Claire Lommé, professeure de mathématiques en collège jusqu’en juillet dernier, a fait le choix de postuler sur un poste de coordinatrice ULIS. Elle partage sa première semaine avec les lecteurs et lectrice du Café pédagogique. « Ma première semaine de coordo ULIS, c’était comment ? Allez, je vous emmène pour une brève incursion dans cette semaine étourdissante. Je ne vais développer qu’un moment de chaque journée : chacune d’elle a été tellement riche ! »

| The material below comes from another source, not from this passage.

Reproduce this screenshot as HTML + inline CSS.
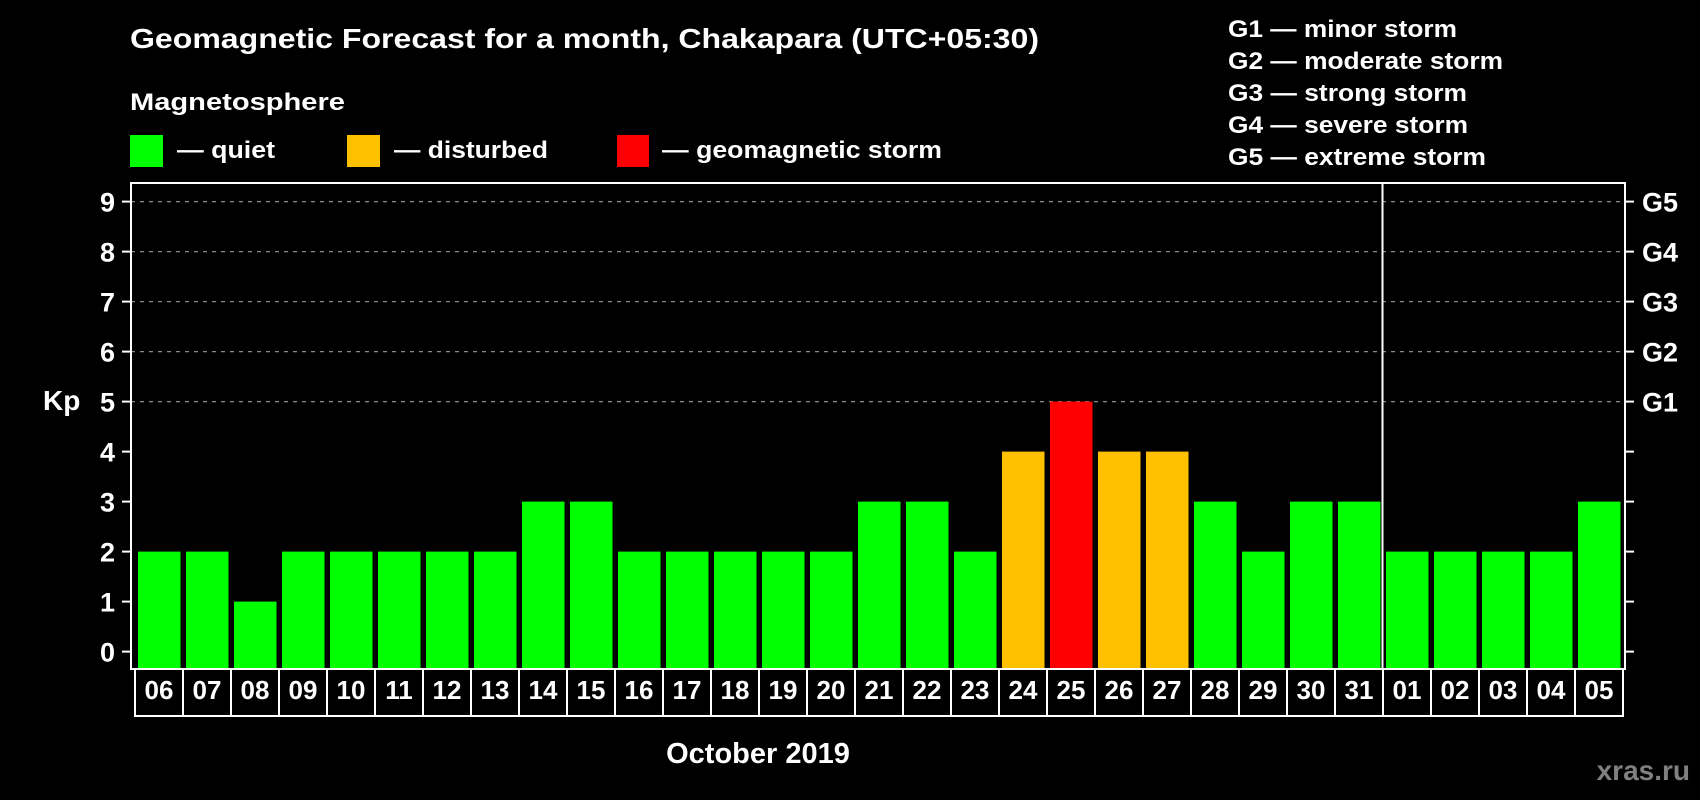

Lundi : l’accompagnement d’élèves
J’avais rendez-vous le matin avec l’AED en préprofessionnalisation avec laquelle je travaille pour la quatrième année, avec bonheur. Objectif : lui présenter les documents que j’ai prévus, les applications auxquelles j’aurai recours, tout ça. Nous nous sommes assises, raconté les dernières nouvelles, et puis là, paf, une élève est arrivée dans la salle : elle était tellement angoissée par la reprise qu’elle n’arrivait pas à aller en classe. Bon. Je connaissais son dossier, je savais comme c’est crucial de la maintenir scolarisée et comme le fil de sa persévérance est fragile. Alors je l’ai accueillie, j’ai tenté de la rassurer, je lui ai expliqué que notre but premier est qu’elle soit présente au collège, dans le dispositif, mais aussi en inclusion, je l’ai félicitée d’être venue chercher de l’aide. Et j’ai négocié : si je venais en classe, moi, avec elle ? Les AESH étaient déjà dans des classes, mais ne peuvent pas être partout. Elle était d’accord : si je venais, elle y allait. Alors j’y suis allée. Comme la classe compte quatre élèves ULIS, cela m’a permis de les observer, de faire connaissance, de les aider. Et faire une rentrée de l’autre côté du bureau, c’était instructif (surtout dans un établissement que je ne connais pas) et plutôt amusant.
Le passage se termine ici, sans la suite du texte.